TASK BRIEF:
Copy out the listing that follows, exact in every word, and skip the images.

— start —

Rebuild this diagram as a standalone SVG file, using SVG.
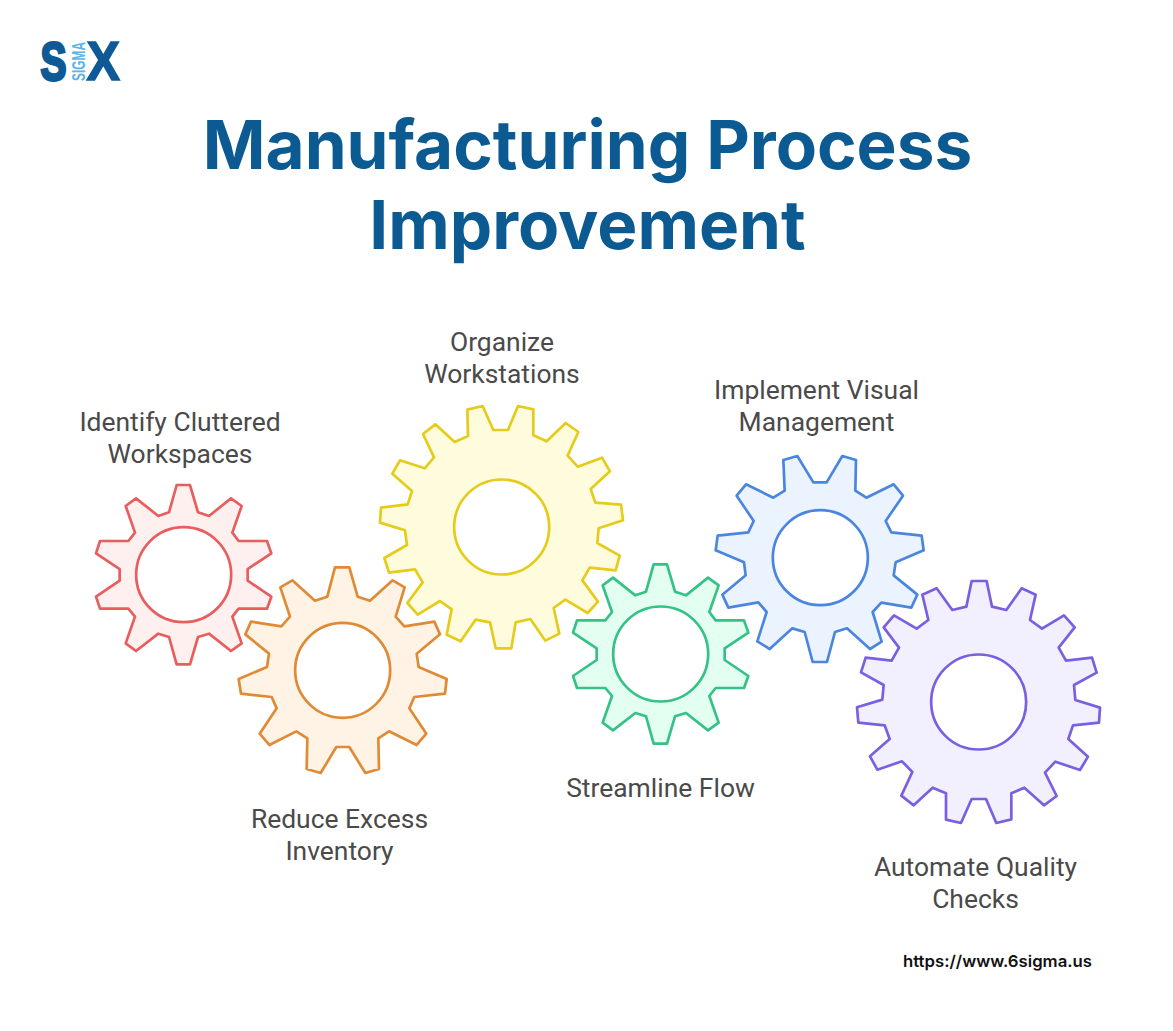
<svg xmlns="http://www.w3.org/2000/svg" width="1173" height="1031" viewBox="0 0 1173 1031">
<style>
text{font-family:Inter,"Liberation Sans",sans-serif}
.title{font-size:67.4px;font-weight:700;fill:#0c5a92;text-anchor:middle}
.label{font-family:Roboto,"Liberation Sans",sans-serif;font-size:26.45px;fill:#4a4a4a;text-anchor:middle}
.url{font-size:16.5px;font-weight:600;fill:#111}
.gear{stroke-width:2.7;stroke-linejoin:round;vector-effect:non-scaling-stroke}
.small{stroke-width:8.1;stroke-linejoin:round}
.hole{fill:#fff;stroke-width:2.7}
.z1{transform:translate(80px,470px) scale(.33333)}
.z2{transform:translate(370px,395px) scale(.33333)}
.z3{transform:translate(700px,445px) scale(.33333)}
.logo{font-family:"Liberation Sans",sans-serif;font-weight:700}
</style>
<defs>
<polygon id="small" points="-21,-269 19,-269 43,-187 76,-176 142,-229 174,-206 146,-126 165,-101 250,-101 263,-64 192,-17 192,18 263,66 250,102 165,102 146,126 174,206 142,229 76,177 43,187 19,269 -21,269 -44,187 -76,177 -143,229 -174,206 -146,126 -166,102 -251,102 -263,66 -192,18 -192,-17 -263,-64 -251,-101 -166,-101 -146,-126 -174,-206 -143,-229 -76,-176 -44,-187"/>
</defs>
<g id="logo">
<text class="logo" x="40.5" y="80" font-size="53" fill="#0f5a96" stroke="#0f5a96" stroke-width="3" textLength="26" lengthAdjust="spacingAndGlyphs">S</text>
<text class="logo" x="86.5" y="80" font-size="55" fill="#0f5a96" stroke="#0f5a96" stroke-width="1.5" textLength="33.5" lengthAdjust="spacingAndGlyphs">X</text>
<text class="logo" transform="translate(84.5 81) rotate(-90)" font-size="19" fill="#5ab4e6" textLength="39" lengthAdjust="spacingAndGlyphs">SIGMA</text>
</g>
<g id="title">
<text class="title" x="587.5" y="168.5">Manufacturing Process</text>
<text class="title" x="587.5" y="249">Improvement</text>
</g>
<g id="connectors"></g>
<g id="gear-identify">
<use href="#small" class="small" transform="translate(183.67 574.67) scale(.33333)" fill="#fff0f0" stroke="#e85d5d"/>
<circle class="hole" cx="183.67" cy="574.67" r="47.5" stroke="#e85d5d"/>
<text class="label" x="180" y="431">Identify Cluttered</text>
<text class="label" x="180" y="462.5">Workspaces</text>
</g>
<g id="gear-reduce">
<polygon class="gear z1" fill="#fff3e6" stroke="#e08a35" points="765,292 808,292 833,380 870,392 938,331 974,352 947,440 973,469 1063,455 1080,493 1010,551 1016,591 1100,627 1095,671 1003,681 988,715 1039,791 1010,825 927,784 895,805 897,897 856,909 808,831 769,831 722,909 680,897 682,805 649,784 568,825 539,791 590,715 575,681 483,671 476,627 561,591 567,551 496,493 513,455 604,469 630,440 601,352 637,331 705,392 742,380"/>
<circle class="hole" cx="342.67" cy="670.33" r="47.5" stroke="#e08a35"/>
<text class="label" x="339.5" y="828">Reduce Excess</text>
<text class="label" x="339.5" y="860">Inventory</text>
</g>
<g id="gear-organize">
<polygon class="gear z2" fill="#fffbdd" stroke="#e5cc1a" points="292,44 338,33 370,105 414,105 444,33 490,43 490,121 530,139 587,84 625,111 593,182 623,215 696,188 720,229 662,282 676,323 753,329 759,376 686,400 682,444 749,482 737,526 659,518 637,556 684,620 653,654 586,614 551,639 568,716 526,737 481,672 437,682 424,760 377,760 360,682 317,674 272,739 230,719 245,643 210,618 143,659 112,624 158,562 135,523 57,533 43,489 111,450 105,406 30,383 33,338 113,328 126,288 67,236 90,196 164,220 192,187 159,117 196,88 254,141 294,123"/>
<circle class="hole" cx="501.67" cy="527" r="47.5" stroke="#e5cc1a"/>
<text class="label" x="502" y="351">Organize</text>
<text class="label" x="502" y="383">Workstations</text>
</g>
<g id="gear-streamline">
<use href="#small" class="small" transform="translate(660.67 654) scale(.33333)" fill="#e3fff2" stroke="#34c286"/>
<circle class="hole" cx="660.67" cy="654" r="47.5" stroke="#34c286"/>
<text class="label" x="660.5" y="796.5">Streamline Flow</text>
</g>
<g id="gear-visual">
<polygon class="gear z3" fill="#ebf3ff" stroke="#4a86e0" points="250,45 292,33 340,112 380,112 427,33 468,45 466,137 499,158 581,118 609,152 557,228 574,262 665,272 671,316 587,352 581,391 652,449 634,488 544,473 518,501 545,590 510,612 441,550 405,561 381,651 338,651 314,561 277,550 209,612 172,589 200,501 175,472 85,488 67,449 137,391 132,352 47,316 53,272 145,262 161,228 110,152 138,118 220,158 254,137"/>
<circle class="hole" cx="820.33" cy="557.67" r="47.5" stroke="#4a86e0"/>
<text class="label" x="816.5" y="399">Implement Visual</text>
<text class="label" x="816.5" y="431">Management</text>
</g>
<g id="gear-automate">
<polygon class="gear z3" fill="#f2f0ff" stroke="#7a60e0" points="815,408 860,408 876,485 919,495 965,430 1007,449 990,525 1026,551 1092,511 1124,547 1076,608 1098,647 1176,638 1190,683 1122,720 1126,765 1200,788 1197,833 1119,841 1105,882 1164,935 1140,975 1066,950 1035,983 1070,1053 1032,1081 973,1028 934,1045 934,1123 889,1134 858,1062 815,1062 783,1134 738,1124 738,1045 698,1028 641,1081 604,1052 637,981 606,949 532,974 510,934 569,882 554,841 475,833 471,787 547,764 551,720 483,682 497,638 575,647 597,608 551,547 582,511 650,551 685,525 667,449 710,430 757,495 799,485"/>
<circle class="hole" cx="978.67" cy="702" r="47.5" stroke="#7a60e0"/>
<text class="label" x="975.5" y="876">Automate Quality</text>
<text class="label" x="975.5" y="908">Checks</text>
</g>
<text class="url" x="903" y="967" textLength="189" lengthAdjust="spacingAndGlyphs">https://www.6sigma.us</text>
</svg>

— end —

SOLUTION FOR THIS EXERCISE:
Rebuild this diagram as a standalone SVG file, using SVG.
<svg xmlns="http://www.w3.org/2000/svg" width="1173" height="1031" viewBox="0 0 1173 1031">
<style>
text{font-family:Inter,"Liberation Sans",sans-serif}
.title{font-size:67.4px;font-weight:700;fill:#0c5a92;text-anchor:middle}
.label{font-family:Roboto,"Liberation Sans",sans-serif;font-size:26.45px;fill:#4a4a4a;text-anchor:middle}
.url{font-size:16.5px;font-weight:600;fill:#111}
.gear{stroke-width:2.7;stroke-linejoin:round;vector-effect:non-scaling-stroke}
.small{stroke-width:8.1;stroke-linejoin:round}
.hole{fill:#fff;stroke-width:2.7}
.z1{transform:translate(80px,470px) scale(.33333)}
.z2{transform:translate(370px,395px) scale(.33333)}
.z3{transform:translate(700px,445px) scale(.33333)}
.logo{font-family:"Liberation Sans",sans-serif;font-weight:700}
</style>
<defs>
<polygon id="small" points="-21,-269 19,-269 43,-187 76,-176 142,-229 174,-206 146,-126 165,-101 250,-101 263,-64 192,-17 192,18 263,66 250,102 165,102 146,126 174,206 142,229 76,177 43,187 19,269 -21,269 -44,187 -76,177 -143,229 -174,206 -146,126 -166,102 -251,102 -263,66 -192,18 -192,-17 -263,-64 -251,-101 -166,-101 -146,-126 -174,-206 -143,-229 -76,-176 -44,-187"/>
</defs>
<g id="logo">
<text class="logo" x="40.5" y="80" font-size="53" fill="#0f5a96" stroke="#0f5a96" stroke-width="3" textLength="26" lengthAdjust="spacingAndGlyphs">S</text>
<text class="logo" x="86.5" y="80" font-size="55" fill="#0f5a96" stroke="#0f5a96" stroke-width="1.5" textLength="33.5" lengthAdjust="spacingAndGlyphs">X</text>
<text class="logo" transform="translate(84.5 81) rotate(-90)" font-size="19" fill="#5ab4e6" textLength="39" lengthAdjust="spacingAndGlyphs">SIGMA</text>
</g>
<g id="title">
<text class="title" x="587.5" y="168.5">Manufacturing Process</text>
<text class="title" x="587.5" y="249">Improvement</text>
</g>
<g id="connectors"></g>
<g id="gear-identify">
<use href="#small" class="small" transform="translate(183.67 574.67) scale(.33333)" fill="#fff0f0" stroke="#e85d5d"/>
<circle class="hole" cx="183.67" cy="574.67" r="47.5" stroke="#e85d5d"/>
<text class="label" x="180" y="431">Identify Cluttered</text>
<text class="label" x="180" y="462.5">Workspaces</text>
</g>
<g id="gear-reduce">
<polygon class="gear z1" fill="#fff3e6" stroke="#e08a35" points="765,292 808,292 833,380 870,392 938,331 974,352 947,440 973,469 1063,455 1080,493 1010,551 1016,591 1100,627 1095,671 1003,681 988,715 1039,791 1010,825 927,784 895,805 897,897 856,909 808,831 769,831 722,909 680,897 682,805 649,784 568,825 539,791 590,715 575,681 483,671 476,627 561,591 567,551 496,493 513,455 604,469 630,440 601,352 637,331 705,392 742,380"/>
<circle class="hole" cx="342.67" cy="670.33" r="47.5" stroke="#e08a35"/>
<text class="label" x="339.5" y="828">Reduce Excess</text>
<text class="label" x="339.5" y="860">Inventory</text>
</g>
<g id="gear-organize">
<polygon class="gear z2" fill="#fffbdd" stroke="#e5cc1a" points="292,44 338,33 370,105 414,105 444,33 490,43 490,121 530,139 587,84 625,111 593,182 623,215 696,188 720,229 662,282 676,323 753,329 759,376 686,400 682,444 749,482 737,526 659,518 637,556 684,620 653,654 586,614 551,639 568,716 526,737 481,672 437,682 424,760 377,760 360,682 317,674 272,739 230,719 245,643 210,618 143,659 112,624 158,562 135,523 57,533 43,489 111,450 105,406 30,383 33,338 113,328 126,288 67,236 90,196 164,220 192,187 159,117 196,88 254,141 294,123"/>
<circle class="hole" cx="501.67" cy="527" r="47.5" stroke="#e5cc1a"/>
<text class="label" x="502" y="351">Organize</text>
<text class="label" x="502" y="383">Workstations</text>
</g>
<g id="gear-streamline">
<use href="#small" class="small" transform="translate(660.67 654) scale(.33333)" fill="#e3fff2" stroke="#34c286"/>
<circle class="hole" cx="660.67" cy="654" r="47.5" stroke="#34c286"/>
<text class="label" x="660.5" y="796.5">Streamline Flow</text>
</g>
<g id="gear-visual">
<polygon class="gear z3" fill="#ebf3ff" stroke="#4a86e0" points="250,45 292,33 340,112 380,112 427,33 468,45 466,137 499,158 581,118 609,152 557,228 574,262 665,272 671,316 587,352 581,391 652,449 634,488 544,473 518,501 545,590 510,612 441,550 405,561 381,651 338,651 314,561 277,550 209,612 172,589 200,501 175,472 85,488 67,449 137,391 132,352 47,316 53,272 145,262 161,228 110,152 138,118 220,158 254,137"/>
<circle class="hole" cx="820.33" cy="557.67" r="47.5" stroke="#4a86e0"/>
<text class="label" x="816.5" y="399">Implement Visual</text>
<text class="label" x="816.5" y="431">Management</text>
</g>
<g id="gear-automate">
<polygon class="gear z3" fill="#f2f0ff" stroke="#7a60e0" points="815,408 860,408 876,485 919,495 965,430 1007,449 990,525 1026,551 1092,511 1124,547 1076,608 1098,647 1176,638 1190,683 1122,720 1126,765 1200,788 1197,833 1119,841 1105,882 1164,935 1140,975 1066,950 1035,983 1070,1053 1032,1081 973,1028 934,1045 934,1123 889,1134 858,1062 815,1062 783,1134 738,1124 738,1045 698,1028 641,1081 604,1052 637,981 606,949 532,974 510,934 569,882 554,841 475,833 471,787 547,764 551,720 483,682 497,638 575,647 597,608 551,547 582,511 650,551 685,525 667,449 710,430 757,495 799,485"/>
<circle class="hole" cx="978.67" cy="702" r="47.5" stroke="#7a60e0"/>
<text class="label" x="975.5" y="876">Automate Quality</text>
<text class="label" x="975.5" y="908">Checks</text>
</g>
<text class="url" x="903" y="967" textLength="189" lengthAdjust="spacingAndGlyphs">https://www.6sigma.us</text>
</svg>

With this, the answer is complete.